Le Superéthanol est un mélange de carburant fossile traditionnel, de l’essence, et d’éthanol fabriqué avec de l’alcool issu de plantes riches en sucres comme la betterave (voir la photographie ci-dessus), cultivée massivement dans le Nord, et le maïs et le blé venant plutôt des exploitations du Sud-Ouest. Sa dénomination E85 indique en théorie une proportion de 85% d’éthanol et de 15% d’essence. En fait, cette proportion varie tout au long de l’année notamment parce que pendant la saison froide il est nécessaire d’avoir une plus grande proportion d’essence pour que les moteurs ne rencontrent pas de problèmes de combustion. En hiver, la proportion d’éthanol dans l’E85 descend autour de 65%. Et il faut que la température revienne autour de 13 degrés pour qu’un carburant avec une proportion de 85% d’éthanol s’enflamme correctement.
Problème, le processus de distillation permettant de produire l’éthanol nécessite de grandes quantités de gaz naturel dont il n’a échappé à personne que les cours se sont envolés… Il faut y ajouter évidemment le renchérissement mécanique des prix du maïs, de la betterave et du blé, liés à l’invasion de l’Ukraine et à l’inflation, notamment du prix des engrais et des pesticides eux-aussi fabriqués avec du gaz naturel et du pétrole. On peut aussi y ajouter un phénomène franco-français qui va pénaliser fortement la production de betteraves sucrières, à savoir la décision du gouvernement de ne pas accorder une troisième dérogation permettant aux betteraviers d’utiliser des insecticides néonicotinoïdes. Il existe donc aujourd’hui un risque de devoir importer de l’éthanol pour produire l’E85 en quantités suffisantes…
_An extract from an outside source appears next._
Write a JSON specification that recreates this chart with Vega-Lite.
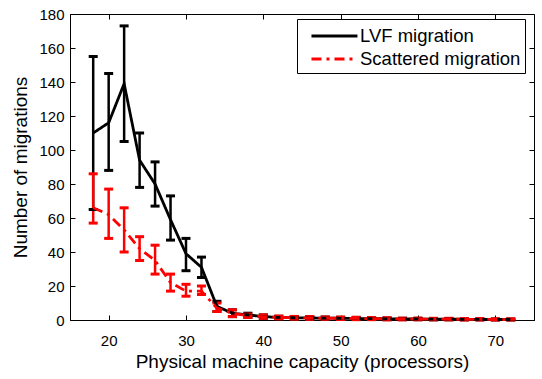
{
  "$schema": "https://vega.github.io/schema/vega-lite/v6.json",
  "width": 464,
  "height": 306,
  "autosize": {"type": "none"},
  "padding": {"left": 70, "top": 14, "right": 8, "bottom": 59},
  "config": {
    "font": "Liberation Sans",
    "view": {"stroke": "black", "strokeWidth": 1},
    "axis": {"grid": false, "domainColor": "black", "tickColor": "black", "labelColor": "black", "titleColor": "black", "labelFont": "Liberation Sans", "titleFont": "Liberation Sans", "labelFontSize": 15, "titleFontSize": 19, "titleFontWeight": "normal", "tickSize": -5, "labelOverlap": false}
  },
  "data": {"values": [
    {"series": "LVF migration", "x": 18, "m": 110, "lo": 65, "hi": 155},
    {"series": "LVF migration", "x": 20, "m": 116, "lo": 88, "hi": 145},
    {"series": "LVF migration", "x": 22, "m": 139, "lo": 105, "hi": 173},
    {"series": "LVF migration", "x": 24, "m": 94, "lo": 78, "hi": 110},
    {"series": "LVF migration", "x": 26, "m": 80, "lo": 67, "hi": 93},
    {"series": "LVF migration", "x": 28, "m": 59, "lo": 47, "hi": 73},
    {"series": "LVF migration", "x": 30, "m": 39, "lo": 29, "hi": 48},
    {"series": "LVF migration", "x": 32, "m": 31, "lo": 25, "hi": 37},
    {"series": "LVF migration", "x": 34, "m": 8, "lo": 5, "hi": 11},
    {"series": "LVF migration", "x": 36, "m": 4, "lo": 2, "hi": 6},
    {"series": "LVF migration", "x": 38, "m": 3, "lo": 1.5, "hi": 4},
    {"series": "LVF migration", "x": 40, "m": 2, "lo": 1, "hi": 3},
    {"series": "LVF migration", "x": 42, "m": 1.5, "lo": 0.8, "hi": 2.2},
    {"series": "LVF migration", "x": 44, "m": 1.3, "lo": 0.6, "hi": 2},
    {"series": "LVF migration", "x": 46, "m": 1.2, "lo": 0.5, "hi": 1.9},
    {"series": "LVF migration", "x": 48, "m": 1.1, "lo": 0.5, "hi": 1.7},
    {"series": "LVF migration", "x": 50, "m": 1.0, "lo": 0.4, "hi": 1.6},
    {"series": "LVF migration", "x": 52, "m": 0.9, "lo": 0.3, "hi": 1.5},
    {"series": "LVF migration", "x": 54, "m": 0.8, "lo": 0.3, "hi": 1.3},
    {"series": "LVF migration", "x": 56, "m": 0.7, "lo": 0.2, "hi": 1.2},
    {"series": "LVF migration", "x": 58, "m": 0.6, "lo": 0.2, "hi": 1.0},
    {"series": "LVF migration", "x": 60, "m": 0.6, "lo": 0.2, "hi": 1.0},
    {"series": "LVF migration", "x": 62, "m": 0.5, "lo": 0.1, "hi": 0.9},
    {"series": "LVF migration", "x": 64, "m": 0.5, "lo": 0.1, "hi": 0.9},
    {"series": "LVF migration", "x": 66, "m": 0.4, "lo": 0.1, "hi": 0.7},
    {"series": "LVF migration", "x": 68, "m": 0.4, "lo": 0.1, "hi": 0.7},
    {"series": "LVF migration", "x": 70, "m": 0.3, "lo": 0.0, "hi": 0.6},
    {"series": "LVF migration", "x": 72, "m": 0.3, "lo": 0.0, "hi": 0.6},
    {"series": "Scattered migration", "x": 18, "m": 66, "lo": 57, "hi": 86},
    {"series": "Scattered migration", "x": 20, "m": 62, "lo": 48, "hi": 77},
    {"series": "Scattered migration", "x": 22, "m": 53, "lo": 40, "hi": 66},
    {"series": "Scattered migration", "x": 24, "m": 42, "lo": 35, "hi": 49},
    {"series": "Scattered migration", "x": 26, "m": 35, "lo": 27, "hi": 44},
    {"series": "Scattered migration", "x": 28, "m": 22, "lo": 17, "hi": 27},
    {"series": "Scattered migration", "x": 30, "m": 17, "lo": 14, "hi": 21},
    {"series": "Scattered migration", "x": 32, "m": 17, "lo": 15, "hi": 20},
    {"series": "Scattered migration", "x": 34, "m": 7, "lo": 5, "hi": 10},
    {"series": "Scattered migration", "x": 36, "m": 4, "lo": 2, "hi": 6},
    {"series": "Scattered migration", "x": 38, "m": 2.5, "lo": 1.5, "hi": 3.5},
    {"series": "Scattered migration", "x": 40, "m": 2, "lo": 1, "hi": 3},
    {"series": "Scattered migration", "x": 42, "m": 1.5, "lo": 0.7, "hi": 2.3},
    {"series": "Scattered migration", "x": 44, "m": 1.3, "lo": 0.5, "hi": 2.1},
    {"series": "Scattered migration", "x": 46, "m": 1.2, "lo": 0.4, "hi": 2},
    {"series": "Scattered migration", "x": 48, "m": 1.1, "lo": 0.4, "hi": 1.8},
    {"series": "Scattered migration", "x": 50, "m": 1.0, "lo": 0.3, "hi": 1.7},
    {"series": "Scattered migration", "x": 52, "m": 0.9, "lo": 0.2, "hi": 1.6},
    {"series": "Scattered migration", "x": 54, "m": 0.8, "lo": 0.2, "hi": 1.4},
    {"series": "Scattered migration", "x": 56, "m": 0.7, "lo": 0.1, "hi": 1.3},
    {"series": "Scattered migration", "x": 58, "m": 0.6, "lo": 0.1, "hi": 1.1},
    {"series": "Scattered migration", "x": 60, "m": 0.6, "lo": 0.1, "hi": 1.1},
    {"series": "Scattered migration", "x": 62, "m": 0.5, "lo": 0.1, "hi": 1.0},
    {"series": "Scattered migration", "x": 64, "m": 0.5, "lo": 0.1, "hi": 1.0},
    {"series": "Scattered migration", "x": 66, "m": 0.4, "lo": 0.0, "hi": 0.8},
    {"series": "Scattered migration", "x": 68, "m": 0.4, "lo": 0.0, "hi": 0.8},
    {"series": "Scattered migration", "x": 70, "m": 0.3, "lo": 0.0, "hi": 0.7},
    {"series": "Scattered migration", "x": 72, "m": 0.3, "lo": 0.0, "hi": 0.7}
  ]},
  "layer": [
    {
      "encoding": {
        "x": {"field": "x", "type": "quantitative", "scale": {"domain": [15, 75], "nice": false}, "axis": {"values": [20, 30, 40, 50, 60, 70], "title": "Physical machine capacity (processors)", "labelPadding": 18, "titlePadding": 4, "labelOverlap": false}},
        "color": {"field": "series", "type": "nominal", "scale": {"domain": ["LVF migration", "Scattered migration"], "range": ["black", "#ff0000"]},
          "legend": {"orient": "none", "legendX": 227, "legendY": 5, "title": null, "strokeColor": "black", "fillColor": "white", "padding": 4, "labelFontSize": 18.5, "labelFont": "Liberation Sans", "labelColor": "black", "labelLimit": 400, "symbolType": "M-0.22,0H3.78", "symbolSize": 529, "symbolStrokeWidth": 3, "symbolOpacity": 1, "rowPadding": 0, "labelOffset": 33}}
      },
      "layer": [
        {
          "mark": {"type": "rule", "strokeWidth": 2.5},
          "encoding": {
            "y": {"field": "lo", "type": "quantitative", "scale": {"domain": [0, 180], "nice": false}, "axis": {"values": [0, 20, 40, 60, 80, 100, 120, 140, 160, 180], "title": "Number of migrations", "labelPadding": 11, "titlePadding": 8, "labelOverlap": false}},
            "y2": {"field": "hi"}
          }
        },
        {
          "mark": {"type": "tick", "orient": "horizontal", "size": 9, "thickness": 3, "opacity": 1},
          "encoding": {"y": {"field": "lo", "type": "quantitative", "axis": {"values": [0, 20, 40, 60, 80, 100, 120, 140, 160, 180], "title": "Number of migrations", "labelPadding": 11, "titlePadding": 8, "labelOverlap": false}}}
        },
        {
          "mark": {"type": "tick", "orient": "horizontal", "size": 9, "thickness": 3, "opacity": 1},
          "encoding": {"y": {"field": "hi", "type": "quantitative", "axis": {"values": [0, 20, 40, 60, 80, 100, 120, 140, 160, 180], "title": "Number of migrations", "labelPadding": 11, "titlePadding": 8, "labelOverlap": false}}}
        },
        {
          "mark": {"type": "line", "strokeWidth": 2.8},
          "encoding": {
            "y": {"field": "m", "type": "quantitative", "axis": {"values": [0, 20, 40, 60, 80, 100, 120, 140, 160, 180], "title": "Number of migrations", "labelPadding": 11, "titlePadding": 8, "labelOverlap": false}},
            "strokeDash": {"field": "series", "type": "nominal", "scale": {"domain": ["LVF migration", "Scattered migration"], "range": [[1, 0], [10, 5, 3, 5]]},
              "legend": {"orient": "none", "legendX": 227, "legendY": 5, "title": null, "strokeColor": "black", "fillColor": "white", "padding": 4, "labelFontSize": 18.5, "labelFont": "Liberation Sans", "labelColor": "black", "labelLimit": 400, "symbolType": "M-0.22,0H3.78", "symbolSize": 529, "symbolStrokeWidth": 3, "symbolOpacity": 1, "rowPadding": 0, "labelOffset": 33}}
          }
        }
      ]
    },
    {
      "mark": {"type": "rule", "strokeWidth": 0},
      "encoding": {
        "x": {"field": "x", "type": "quantitative", "axis": {"orient": "top", "values": [20, 30, 40, 50, 60, 70], "labels": false, "title": null, "domain": false}},
        "y": {"field": "m", "type": "quantitative", "axis": {"orient": "right", "values": [0, 20, 40, 60, 80, 100, 120, 140, 160, 180], "labels": false, "title": null, "domain": false}}
      }
    }
  ],
  "resolve": {"axis": {"x": "independent", "y": "independent"}}
}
Entre 30.000 et 40.000 kilomètres pour rentabiliser l’investissement dans un boitier
La vraie question pour l’automobiliste est de savoir au bout de combien de kilomètres le passage au Superéthanol devient une opération rentable. Il faut prendre en compte l’achat du boitier électronique permettant d’ajuster le système d’injection du moteur et son installation impérative par un professionnel agréé. Cela représente entre 800 et 1.600 euros, mais certaines régions les subventionnent comme l’Île-de-France ou la Provence-Alpes-Côte d’Azur à hauteur de 500 euros, tout comme le département de l’Oise et certaines communes. Il faut y ajouter le changement de carte grise, même si la part régionale de la carte grise est réduite à zéro dans la plupart des régions et surtout la hausse de consommation, en moyenne de 25%, de tous les véhicules fonctionnant au Superéthanol liée tout simplement à la moindre densité énergétique de ce carburant.
Cela se traduit par le fait qu’il faut parcourir, aux conditions actuelles d’écart de prix entre les carburants et selon les véhicules, entre 30 à 40.000 kilomètres, pour rentabiliser l’investissement. Et il faut y ajouter un risque supplémentaire négligé, celui de l’usure plus grande du moteur, un risque évidemment minimisé par les professionnels du secteur mais qui est bien réel…
L’éthanol contrairement à l’essence absorbe l’eau et accélère ainsi la corrosion d’un certain nombre d’éléments mécaniques notamment liés au système d’injection. L’éthanol a aussi des capacités détergentes supérieures à l’essence qui peuvent décoller des dépôts situés dans le réservoir ce qui n’est pas sans conséquences problématiques sur le circuit d’alimentation. Un véhicule conçu d’origine pour fonctionner avec de l’E85 peut donc être un choix plus judicieux. Mais seuls Ford et Jaguar Land Rover le propose dans leurs gammes.